La crise irakienne est révélatrice de la politique de l' « hyper puissance » au seuil de la quatrième guerre mondiale débutée en 1991, année du triomphe des Etats Unis d'Amérique et de l'émergence de la Chine, puissance intacte et monolithique. Cette politique a une pratique et ses porte-voix ; elle a des explications concourantes et, depuis juin 1997/septembre 2000, un fondement idéologique, politique, militaire et économique : « le projet pour un nouveau siècle américain » rédigé par R.Cheney, D.Rumsfeld, P.Wolfowitz, R.Perle et E.Abrams et quelques autres éminents néo-conservateurs, c'est à dire l'entourage du Président W. Bush. Il y déclare la prééminence planétaire des E.U.A par le biais d'une politique unilatéraliste et de la guerre préventive entre autres choses, mais aussi l'affirmation d'une doctrine militaire qui interdit à toute autre puissance l'accès aux technologies susceptibles de lui donner la parité dans ce domaine. L'ONU y est dépeinte comme un forum gauchiste, antisioniste et anti-impérialiste.

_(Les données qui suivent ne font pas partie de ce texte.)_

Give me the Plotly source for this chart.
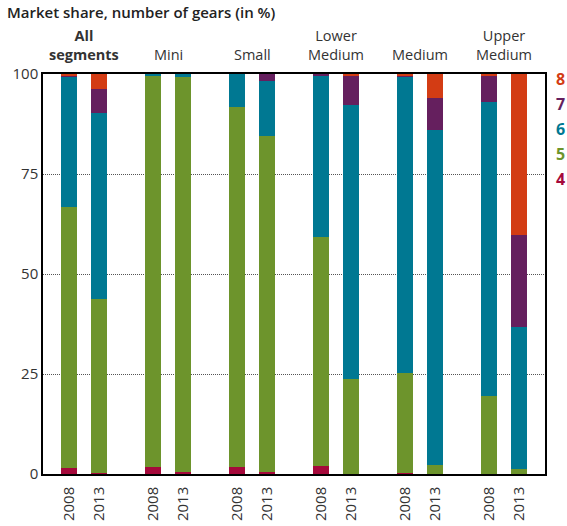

La pratique est celle du renforcement de l'OTAN,  machine économique et politique et machine de guerre remodelée en alliance offensive à l'occasion de son cinquantième anniversaire: en juin 1991, James Baker, Secrétaire d'Etat de Georges Bush, fait état à Berlin de l'objectif américain d'une communauté transatlantique  de Vancouver à Vladivostok en portant en 20 ans les frontières de l'OTAN,  bras armé de l'Amérique, jusqu'à celles de la Chine. Pour Madeleine Albright « l'Amérique est une puissance européenne qui s'attache à redessiner les Balkans et désormais l'OTAN peut intervenir sans mandat de l'ONU. »

Par les normes techniques imposées à ses membres, l'Alliance constitue un instrument de domination économique et d'assujettissement politique et militaire qui permet de fidéliser des voix dans les organismes internationaux, y compris au Conseil de Sécurité, et de partager les coûts des opérations militaires. Elle apporte en plus des clients à l'industrie américaine de l'armement. 

La politique de maintien d'un état de crise permanent au Proche-Orient répond à divers mobiles dont l'un éclaire la volonté de contrôler les réserves pétrolières. Les Etats-Unis présentent une économie structurellement en déficit : la délocalisation touche l'industrie mais la consommation est encouragée par des baisses des taux d'intérêt au prix d'un déficit supérieur au montant colossal du budget de la Défense. Pour y faire face, il faut attirer les capitaux de l'épargne mondiale : par exemple par une hausse du prix du baril de pétrole que Japonais, Chinois et Européens doivent payer en dollars. Les pétrodollars ainsi multipliés par la crise trouvent un refuge naturel aux Etats-Unis où ils compensent le coût de la consommation et dopent une industrie d'armement toute puissante. 

Avec la lutte contre le terrorisme, la machine de guerre OTAN trouve de nouveaux horizons. On est loin de l'Atlantique Nord…. Comme si le terrorisme se combattait avec des armées alors qu'il est avant tout enfant du désespoir et que ses causes profondes et donc son traitement curatif relèvent à l'évidence du domaine politique même si police et renseignement sont à l'évidence nécessaires pour en combattre les effets immédiats et s'en prémunir.

 


QUELLES POLITIQUE ETRANGERE ET DE DEFENSE POUR LA FRANCE ? 

LA VOIE GAULLIENNE 

La politique étrangère de la France doit prendre en compte ces faits et en tirer toutes les conséquences, économiques, diplomatiques, culturelles et militaires :

Monde multipolaire ou unipolaire ? Primauté du droit international ou celle de la force et de la guerre préventive ? Respect de la souveraineté des nations ou devoir d'ingérence ? Indépendance souveraine ou assujettissement à l'hyper-puissance ? Economie contrôlée ou libéralisme sans frein ? Ouverture sur l'Islam, la Russie et la Chine ou droit-de-l'hommisme érigé en doctrine ?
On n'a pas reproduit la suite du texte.